There are still other things they could do to get round those promises. Like lower the thresholds for 40 and 45%. Most likely though I think is introducing NI contributions on pension income even though recipients may have already paid 45- 50 years by the time they retire.

"Most likely though I think is introducing NI contributions on pension income"

What pension income do you mean?

Yours for a start.

TTT, you forgot then take anything left for IHT.

labour scum.

NJ – this is how the well paid avoid paying 40% tax on their earnings above~ £50k using pension payments.

 

A person earning £100k p.a. would pay 40% on their salary above ~£50k = £20k tax.

 

But if they pay their entire salary above ~£50k into a pension, they will pay no tax on it.

 

Sometime later (when they withdraw their pension), they can take 25% tax free, and then only pay 20% tax if they ensure their annual income is less than ~£50k.

 

So for every £50k (they salt away in a pension) that they would pay 40% tax on (£20k), they only pay £7.5k tax – a very worthwhile tax saving.

 

Currently the only limit on this avoidance scheme is the lifetime pension allowance – which last time I looked was somewhere around £1 million.

 

Only giving well paid persons a 20% tax break on all pension contributions (the same as lower paid), would stop the above tax avoidance method.

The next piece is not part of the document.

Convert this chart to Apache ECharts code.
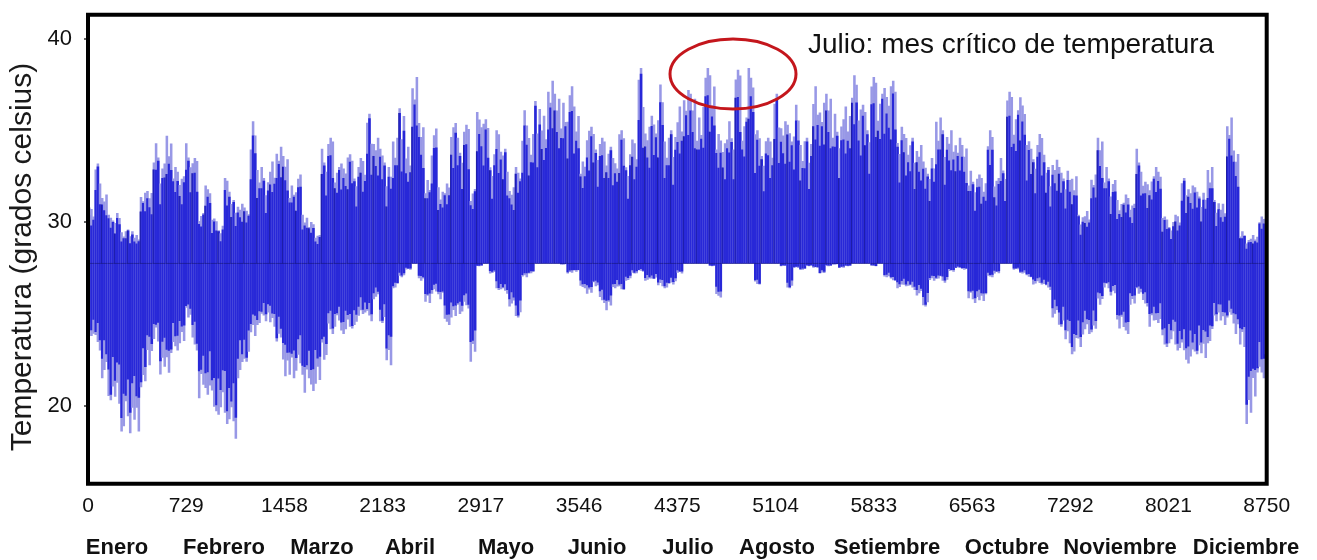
<!DOCTYPE html>
<html>
<head>
<meta charset="utf-8">
<script src="https://cdn.jsdelivr.net/npm/echarts@6.0.0/dist/echarts.min.js"></script>
<style>
  html, body { margin: 0; padding: 0; background: #ffffff; }
  #chart { width: 1317px; height: 560px; }
</style>
</head>
<body>
<div id="chart"></div>
<script>
// ---- DATA ----
// Each value covers a 48-hour block of the year (hour index on the x axis).
const binHours = 48;
const baseTemp = 27.75;   // bars hang from this baseline
const tmax = [
  30.8, 33.2, 31.5, 30.4, 30.5, 29.5, 29.6, 29.3, 31.6, 31.7,
  34.3, 33.2, 34.7, 33.0, 32.5, 34.3, 33.5, 30.5, 32.0, 30.2,
  29.8, 32.4, 31.2, 31.0, 30.8, 35.5, 33.0, 32.4, 33.3, 34.1,
  33.6, 32.0, 32.6, 30.4, 30.0, 29.3, 34.0, 34.6, 33.0, 33.2,
  33.7, 33.0, 33.5, 35.9, 34.6, 34.0, 33.0, 34.6, 36.2, 34.1,
  37.9, 35.4, 32.3, 35.1, 31.9, 32.1, 35.4, 34.6, 35.3, 31.8,
  36.0, 35.6, 33.7, 35.0, 34.0, 31.9, 33.0, 36.1, 34.8, 36.6,
  35.8, 37.7, 37.0, 36.5, 37.4, 36.3, 33.3, 35.2, 34.8, 34.6,
  34.1, 33.5, 35.0, 33.7, 34.5, 38.4, 35.2, 35.8, 37.5, 34.6,
  35.0, 36.3, 37.2, 37.0, 35.7, 38.4, 38.0, 34.8, 34.5, 35.5,
  38.3, 35.7, 38.4, 35.0, 34.4, 34.6, 37.0, 35.5, 35.3, 36.4,
  34.4, 34.6, 37.4, 36.5, 37.0, 35.9, 35.6, 36.3, 38.0, 36.4,
  36.0, 37.9, 37.0, 37.3, 37.7, 35.2, 34.8, 34.6, 34.2, 33.3,
  33.5, 35.7, 35.0, 35.0, 34.6, 34.2, 32.8, 32.6, 32.4, 35.0,
  32.4, 33.5, 37.1, 36.1, 36.8, 34.4, 34.2, 34.8, 33.0, 33.4,
  33.0, 32.8, 32.5, 30.4, 30.6, 32.6, 34.6, 33.0, 32.3, 31.2,
  31.5, 31.0, 34.0, 32.2, 32.5, 33.0, 30.3, 30.0, 30.4, 32.4,
  32.0, 31.9, 31.6, 33.0, 31.2, 31.0, 35.7, 33.9, 29.5, 29.1,
  29.3, 30.3, 30.5
];
const tmin = [
  23.8, 23.0, 21.5, 20.3, 20.1, 18.6, 18.5, 18.6, 21.0, 22.2,
  23.5, 21.7, 21.8, 23.0, 23.4, 24.8, 23.0, 20.4, 20.6, 19.7,
  19.5, 19.0, 18.2, 21.5, 22.4, 23.8, 24.4, 24.6, 24.3, 23.5,
  21.6, 21.5, 21.9, 20.7, 20.8, 21.2, 22.5, 23.9, 24.3, 23.9,
  24.2, 24.4, 25.0, 24.6, 25.8, 24.5, 22.2, 26.4, 27.0, 27.4,
  27.9, 26.8, 25.6, 26.1, 25.8, 24.4, 24.8, 25.0, 25.3, 22.4,
  27.6, 27.9, 27.2, 26.3, 26.1, 25.4, 24.8, 27.0, 27.2, 28.4,
  28.6, 28.8, 28.6, 27.7, 27.2, 27.3, 26.4, 26.1, 26.5, 25.6,
  25.2, 26.4, 26.3, 26.8, 27.2, 27.3, 26.8, 26.9, 26.5, 26.4,
  26.6, 27.2, 28.1, 28.0, 28.2, 27.8, 27.6, 25.9, 28.5, 28.6,
  27.9, 28.0, 27.8, 26.6, 27.9, 28.0, 27.9, 27.6, 26.4, 27.5,
  27.4, 27.6, 27.5, 27.2, 27.6, 27.7, 27.5, 27.6, 27.9, 27.8,
  27.9, 27.6, 27.8, 27.0, 26.8, 26.4, 26.5, 26.3, 26.0, 25.4,
  26.8, 26.9, 26.7, 27.3, 27.5, 27.4, 25.8, 25.6, 25.7, 27.0,
  27.2, 28.4, 28.6, 27.4, 27.2, 27.0, 26.6, 26.6, 26.3, 24.8,
  24.3, 23.4, 22.8, 23.2, 23.9, 24.0, 25.5, 26.4, 26.0, 24.2,
  23.9, 25.5, 26.1, 25.4, 24.3, 24.5, 23.2, 23.4, 23.0, 22.5,
  22.3, 22.8, 22.6, 23.4, 24.6, 24.4, 24.8, 23.9, 23.2, 19.0,
  20.5, 21.5, 22.8
];
const xTickLabels = ['0', '729', '1458', '2183', '2917', '3546', '4375', '5104', '5833', '6563', '7292', '8021', '8750'];
const yTickValues = [20, 30, 40];
const monthNames = ['Enero', 'Febrero', 'Marzo', 'Abril', 'Mayo', 'Junio', 'Julio', 'Agosto', 'Setiembre', 'Octubre', 'Noviembre', 'Diciembre'];
const yAxisTitle = 'Temperatura (grados celsius)';
const noteText = 'Julio: mes crítico de temperatura';

// ---- LAYOUT / STYLE ----
const xMax = 8750;
const xStep = xMax / (xTickLabels.length - 1);
const xTickPositions = xTickLabels.map((_, i) => i * xStep);
const monthLabelX = [117, 224, 322, 410, 506, 597, 688, 777, 887, 1007, 1120, 1246];
const DARK = '#2828d8';
const LIGHT = '#9898e6';
const EDGE = '#141470';
// texture of each block: split into thin columns whose extents vary a little
// (one column always reaches the block's max, one its min)
const colCount = 3;
const lightUp   = [0.9, 0.97, 0.84, 0.94, 0.88, 0.8, 0.95];
const lightDown = [0.93, 0.86, 0.97, 0.82, 0.9, 0.95, 0.85];
const darkUp    = [0.86, 0.7, 0.93, 0.78, 0.97, 0.74, 0.9];
const darkDown  = [0.72, 0.92, 0.8, 0.96, 0.76, 0.88, 0.83];

const G = { left: 88, top: 14.7, right: 50.3, bottom: 76.3 };

const chart = echarts.init(document.getElementById('chart'), null, { renderer: 'canvas' });

const seriesData = tmax.map((v, i) => [i * binHours, v, tmin[i]]);

const option = {
  animation: false,
  backgroundColor: '#ffffff',
  grid: { left: G.left, top: G.top, right: G.right, bottom: G.bottom, show: false },
  xAxis: {
    type: 'value',
    min: 0,
    max: xMax,
    axisLine: { show: false },
    splitLine: { show: false },
    axisTick: { show: false },
    axisLabel: {
      customValues: xTickPositions,
      margin: 12,
      fontFamily: 'Liberation Sans, Arial, sans-serif',
      fontSize: 21,
      color: '#111',
      formatter: function (v) {
        const idx = Math.round(v / xStep);
        return xTickLabels[idx] !== undefined ? xTickLabels[idx] : '';
      }
    }
  },
  yAxis: {
    type: 'value',
    min: 15.75,
    max: 41.3,
    axisLine: { show: false },
    splitLine: { show: false },
    axisTick: {
      show: true,
      customValues: yTickValues,
      length: 4,
      lineStyle: { color: '#333', width: 1.5 }
    },
    axisLabel: {
      customValues: yTickValues,
      margin: 16,
      fontFamily: 'Liberation Sans, Arial, sans-serif',
      fontSize: 22,
      color: '#111'
    }
  },
  series: [{
    type: 'custom',
    clip: true,
    data: seriesData,
    encode: { x: 0, y: [1, 2] },
    renderItem: function (params, api) {
      const i = params.dataIndex;
      const t0 = api.value(0);
      const hi = Math.max(api.value(1), baseTemp);
      const lo = Math.min(api.value(2), baseTemp);
      const pB = api.coord([t0, baseTemp]);
      const xL = pB[0];
      const xR = api.coord([t0 + binHours, baseTemp])[0];
      const yB = pB[1];
      const yHi = api.coord([t0, hi])[1];
      const yLo = api.coord([t0, lo])[1];
      const cw = (xR - xL) / colCount;
      const children = [];
      for (let k = 0; k < colCount; k++) {
        const j = (i * colCount + k) % lightUp.length;
        const lu = (k === i % colCount) ? 1 : lightUp[j];
        const ld = (k === (i + 1) % colCount) ? 1 : lightDown[j];
        const du = darkUp[j] * lu;
        const dd = darkDown[j] * ld;
        const x = xL + k * cw;
        const yTopL = yB + (yHi - yB) * lu;
        const yBotL = yB + (yLo - yB) * ld;
        children.push({ type: 'rect', shape: { x: x, y: yTopL, width: cw + 0.4, height: yBotL - yTopL },
          style: { fill: LIGHT } });
        const yTopD = yB + (yHi - yB) * du;
        const yBotD = yB + (yLo - yB) * dd;
        if (yBotD - yTopD > 0.3) {
          children.push({ type: 'rect', shape: { x: x, y: yTopD, width: cw + 0.4, height: yBotD - yTopD },
            style: { fill: DARK } });
        }
        if (k === 0 && i % 2 === 0 && (yHi < yB - 4)) {
          children.push({ type: 'line', shape: { x1: x + 0.5, y1: yTopD, x2: x + 0.5, y2: yB },
            style: { stroke: EDGE, lineWidth: 0.8, opacity: 0.6 } });
        }
      }
      children.push({ type: 'line', shape: { x1: xL, y1: yB, x2: xR, y2: yB },
        style: { stroke: EDGE, lineWidth: 1, opacity: 0.55 } });
      return { type: 'group', children: children };
    },
    z: 2
  }],
  graphic: [
    {
      type: 'rect',
      z: 100,
      shape: { x: G.left, y: G.top, width: 1317 - G.left - G.right, height: 560 - G.top - G.bottom },
      style: { fill: null, stroke: '#000', lineWidth: 4 }
    },
    {
      type: 'text',
      z: 100,
      x: 23, y: 257,
      rotation: Math.PI / 2,
      style: {
        text: yAxisTitle,
        font: '30px "Liberation Sans", Arial, sans-serif',
        fill: '#1a1a1a',
        textAlign: 'center',
        textVerticalAlign: 'middle'
      }
    },
    {
      type: 'text',
      z: 100,
      x: 808, y: 45.5,
      style: {
        text: noteText,
        font: '28px "Liberation Sans", Arial, sans-serif',
        fill: '#111',
        textAlign: 'left',
        textVerticalAlign: 'middle'
      }
    },
    {
      type: 'ellipse',
      z: 100,
      shape: { cx: 733, cy: 74, rx: 63, ry: 35 },
      style: { fill: null, stroke: '#c4161c', lineWidth: 3 }
    }
  ].concat(monthNames.map((m, i) => ({
    type: 'text',
    z: 100,
    x: monthLabelX[i], y: 548,
    style: {
      text: m,
      font: 'bold 22px "Liberation Sans", Arial, sans-serif',
      fill: '#111',
      textAlign: 'center',
      textVerticalAlign: 'middle'
    }
  })))
};

chart.setOption(option);
</script>
</body>
</html>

I don't understand why you would ask such a question thecorbeyloon but I mean any pension income ( private + state) that is over the threshold for NI. At the moment NI only applies to earned income. They could even roll NI into the Paye process.

Hymie...doyou realise its just their own tax that they are effectively getting put into the pension pot. Newjudge explained it perfectly but you don't seem to take any notice. 

And, Hymie, now I'm no longer paying 40% tax and putting lots in my pensions which I'm starting to draw it makes no difference to me now what the relief rate is so I have no vested interest. But I know we have issues before with senior doctors etc working only part time or leaving early because of pension rules being tightened. Unintended consequences.

There are obviously things that could be done to simplify the tax regime & possibly iron out some inequities. Need to be careful about unintended consequences though - CF. Gorgon Brown abolishing the 10% rate...

Shortly NJ will point out the flaw in my above scheme - allowing those earning £100k p.a., to only pay £7.5k tax rather than £20k tax (on their pay above ~£50k).